=== Exercise data ===

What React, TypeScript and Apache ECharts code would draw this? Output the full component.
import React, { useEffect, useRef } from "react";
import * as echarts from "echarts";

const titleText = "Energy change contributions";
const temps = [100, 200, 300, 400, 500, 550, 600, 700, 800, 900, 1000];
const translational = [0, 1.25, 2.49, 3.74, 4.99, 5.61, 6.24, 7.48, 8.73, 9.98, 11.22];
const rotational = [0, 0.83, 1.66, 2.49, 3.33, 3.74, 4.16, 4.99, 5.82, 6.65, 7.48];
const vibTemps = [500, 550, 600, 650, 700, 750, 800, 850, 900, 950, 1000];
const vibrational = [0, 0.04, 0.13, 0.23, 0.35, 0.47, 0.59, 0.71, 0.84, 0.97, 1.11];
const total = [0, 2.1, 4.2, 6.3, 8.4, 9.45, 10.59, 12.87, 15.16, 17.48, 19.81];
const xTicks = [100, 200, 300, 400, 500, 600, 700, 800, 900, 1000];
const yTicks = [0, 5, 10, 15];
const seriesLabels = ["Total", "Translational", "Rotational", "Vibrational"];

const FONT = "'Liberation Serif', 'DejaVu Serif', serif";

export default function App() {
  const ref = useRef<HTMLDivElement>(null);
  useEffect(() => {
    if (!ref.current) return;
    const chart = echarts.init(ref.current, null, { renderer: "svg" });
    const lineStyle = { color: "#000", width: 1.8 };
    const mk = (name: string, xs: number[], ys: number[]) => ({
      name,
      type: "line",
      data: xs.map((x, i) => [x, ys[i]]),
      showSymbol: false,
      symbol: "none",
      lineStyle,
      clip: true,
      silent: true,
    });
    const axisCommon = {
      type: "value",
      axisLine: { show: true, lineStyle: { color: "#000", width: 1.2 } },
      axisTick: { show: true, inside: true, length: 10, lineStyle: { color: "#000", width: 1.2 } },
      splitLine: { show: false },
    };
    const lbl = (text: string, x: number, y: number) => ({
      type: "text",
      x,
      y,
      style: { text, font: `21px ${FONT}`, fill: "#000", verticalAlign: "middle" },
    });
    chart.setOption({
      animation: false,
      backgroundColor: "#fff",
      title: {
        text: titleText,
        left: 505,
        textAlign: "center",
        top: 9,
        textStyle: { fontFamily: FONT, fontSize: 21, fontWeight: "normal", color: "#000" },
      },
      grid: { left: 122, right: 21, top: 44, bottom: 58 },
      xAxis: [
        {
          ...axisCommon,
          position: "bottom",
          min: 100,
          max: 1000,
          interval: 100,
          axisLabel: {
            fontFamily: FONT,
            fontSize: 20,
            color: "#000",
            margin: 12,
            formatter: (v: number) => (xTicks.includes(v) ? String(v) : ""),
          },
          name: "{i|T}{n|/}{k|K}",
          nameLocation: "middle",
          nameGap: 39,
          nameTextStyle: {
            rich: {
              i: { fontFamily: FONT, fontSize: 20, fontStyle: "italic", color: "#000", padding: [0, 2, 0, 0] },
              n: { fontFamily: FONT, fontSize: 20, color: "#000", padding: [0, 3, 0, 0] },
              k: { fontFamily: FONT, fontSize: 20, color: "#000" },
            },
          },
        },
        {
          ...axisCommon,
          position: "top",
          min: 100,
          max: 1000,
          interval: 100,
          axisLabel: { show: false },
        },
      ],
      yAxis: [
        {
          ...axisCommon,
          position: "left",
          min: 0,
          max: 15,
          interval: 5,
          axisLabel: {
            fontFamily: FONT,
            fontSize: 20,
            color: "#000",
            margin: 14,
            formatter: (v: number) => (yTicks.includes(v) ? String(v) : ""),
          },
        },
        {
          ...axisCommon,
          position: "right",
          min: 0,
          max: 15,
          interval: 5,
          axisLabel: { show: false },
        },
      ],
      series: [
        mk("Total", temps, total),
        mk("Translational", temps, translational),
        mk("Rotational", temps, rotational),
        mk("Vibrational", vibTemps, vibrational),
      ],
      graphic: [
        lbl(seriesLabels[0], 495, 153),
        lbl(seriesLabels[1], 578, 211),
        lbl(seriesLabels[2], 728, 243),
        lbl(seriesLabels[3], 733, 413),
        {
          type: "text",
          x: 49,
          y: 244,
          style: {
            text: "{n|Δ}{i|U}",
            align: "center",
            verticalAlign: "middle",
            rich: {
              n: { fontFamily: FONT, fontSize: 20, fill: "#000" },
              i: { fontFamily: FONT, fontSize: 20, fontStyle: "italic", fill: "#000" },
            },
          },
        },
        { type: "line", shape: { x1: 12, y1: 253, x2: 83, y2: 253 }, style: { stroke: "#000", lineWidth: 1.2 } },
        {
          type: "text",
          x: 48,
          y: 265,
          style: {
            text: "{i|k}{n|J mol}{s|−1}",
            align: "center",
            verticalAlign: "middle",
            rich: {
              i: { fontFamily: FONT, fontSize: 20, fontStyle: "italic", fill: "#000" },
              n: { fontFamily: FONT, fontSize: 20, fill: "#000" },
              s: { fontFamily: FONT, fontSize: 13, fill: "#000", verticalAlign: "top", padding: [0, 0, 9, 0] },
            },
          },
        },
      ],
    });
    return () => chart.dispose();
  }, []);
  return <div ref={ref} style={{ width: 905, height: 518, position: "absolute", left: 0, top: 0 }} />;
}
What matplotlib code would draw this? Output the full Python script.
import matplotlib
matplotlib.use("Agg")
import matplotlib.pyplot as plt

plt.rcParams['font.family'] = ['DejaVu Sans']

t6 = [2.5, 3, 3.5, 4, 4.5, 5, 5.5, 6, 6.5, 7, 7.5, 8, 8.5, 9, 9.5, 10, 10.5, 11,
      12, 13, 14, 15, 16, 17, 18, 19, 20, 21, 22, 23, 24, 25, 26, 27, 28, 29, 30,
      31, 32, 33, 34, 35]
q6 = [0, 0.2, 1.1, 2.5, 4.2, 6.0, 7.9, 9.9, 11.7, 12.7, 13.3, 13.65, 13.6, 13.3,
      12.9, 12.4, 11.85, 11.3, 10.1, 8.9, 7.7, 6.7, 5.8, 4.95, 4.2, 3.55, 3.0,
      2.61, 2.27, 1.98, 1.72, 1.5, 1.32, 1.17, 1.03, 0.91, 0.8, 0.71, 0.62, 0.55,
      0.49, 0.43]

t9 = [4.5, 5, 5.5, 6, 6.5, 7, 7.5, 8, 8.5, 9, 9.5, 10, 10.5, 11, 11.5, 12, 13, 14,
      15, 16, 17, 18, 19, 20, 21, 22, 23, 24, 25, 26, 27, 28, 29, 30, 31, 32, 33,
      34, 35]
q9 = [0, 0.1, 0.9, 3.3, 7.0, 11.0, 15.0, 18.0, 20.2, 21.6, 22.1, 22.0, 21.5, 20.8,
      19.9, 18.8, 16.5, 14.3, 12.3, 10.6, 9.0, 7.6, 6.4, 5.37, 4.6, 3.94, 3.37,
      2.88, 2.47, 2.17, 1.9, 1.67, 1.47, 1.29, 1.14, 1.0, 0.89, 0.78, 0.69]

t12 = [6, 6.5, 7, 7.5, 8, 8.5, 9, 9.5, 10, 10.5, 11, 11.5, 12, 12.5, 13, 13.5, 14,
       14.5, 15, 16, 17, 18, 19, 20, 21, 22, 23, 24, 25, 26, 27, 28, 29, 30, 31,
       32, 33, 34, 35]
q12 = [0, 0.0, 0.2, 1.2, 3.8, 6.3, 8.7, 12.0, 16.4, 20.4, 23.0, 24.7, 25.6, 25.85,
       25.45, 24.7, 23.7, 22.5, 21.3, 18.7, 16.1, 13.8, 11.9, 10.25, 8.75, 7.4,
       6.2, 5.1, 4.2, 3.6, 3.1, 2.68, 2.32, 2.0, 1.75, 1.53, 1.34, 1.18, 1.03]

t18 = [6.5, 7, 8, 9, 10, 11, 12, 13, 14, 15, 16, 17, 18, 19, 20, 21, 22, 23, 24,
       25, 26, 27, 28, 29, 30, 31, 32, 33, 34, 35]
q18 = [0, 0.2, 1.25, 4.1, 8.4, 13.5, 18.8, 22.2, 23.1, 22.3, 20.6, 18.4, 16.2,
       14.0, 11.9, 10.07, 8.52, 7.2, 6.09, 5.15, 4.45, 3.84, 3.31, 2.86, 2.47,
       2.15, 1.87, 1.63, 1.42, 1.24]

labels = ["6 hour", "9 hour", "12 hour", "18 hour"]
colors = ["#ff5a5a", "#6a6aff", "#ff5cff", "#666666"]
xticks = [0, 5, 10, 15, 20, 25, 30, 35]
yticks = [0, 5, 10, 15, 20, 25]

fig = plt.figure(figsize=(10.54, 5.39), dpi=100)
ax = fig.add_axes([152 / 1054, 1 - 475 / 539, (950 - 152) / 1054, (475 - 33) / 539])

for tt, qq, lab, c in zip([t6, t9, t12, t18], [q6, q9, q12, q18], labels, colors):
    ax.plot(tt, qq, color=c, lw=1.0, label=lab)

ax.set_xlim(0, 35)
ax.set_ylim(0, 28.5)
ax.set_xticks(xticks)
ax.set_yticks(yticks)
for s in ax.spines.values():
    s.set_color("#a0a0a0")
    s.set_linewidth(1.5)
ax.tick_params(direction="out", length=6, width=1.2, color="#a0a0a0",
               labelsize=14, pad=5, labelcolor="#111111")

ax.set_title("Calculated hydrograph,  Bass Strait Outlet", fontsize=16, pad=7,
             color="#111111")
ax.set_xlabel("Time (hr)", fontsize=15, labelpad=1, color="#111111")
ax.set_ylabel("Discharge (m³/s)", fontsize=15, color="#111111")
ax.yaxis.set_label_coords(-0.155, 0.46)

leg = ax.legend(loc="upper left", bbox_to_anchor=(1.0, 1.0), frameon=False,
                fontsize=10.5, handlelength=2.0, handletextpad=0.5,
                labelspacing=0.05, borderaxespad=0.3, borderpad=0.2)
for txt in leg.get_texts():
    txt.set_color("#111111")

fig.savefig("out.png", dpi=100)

===

→ What is expected
Only the lines from the line with "What matplotlib code" to the line with "plt.rcParams['font.family'] = ['DejaVu Sans']", inclusive, are to be printed, exactly as they appear.

→ Exercise output
What matplotlib code would draw this? Output the full Python script.
import matplotlib
matplotlib.use("Agg")
import matplotlib.pyplot as plt

plt.rcParams['font.family'] = ['DejaVu Sans']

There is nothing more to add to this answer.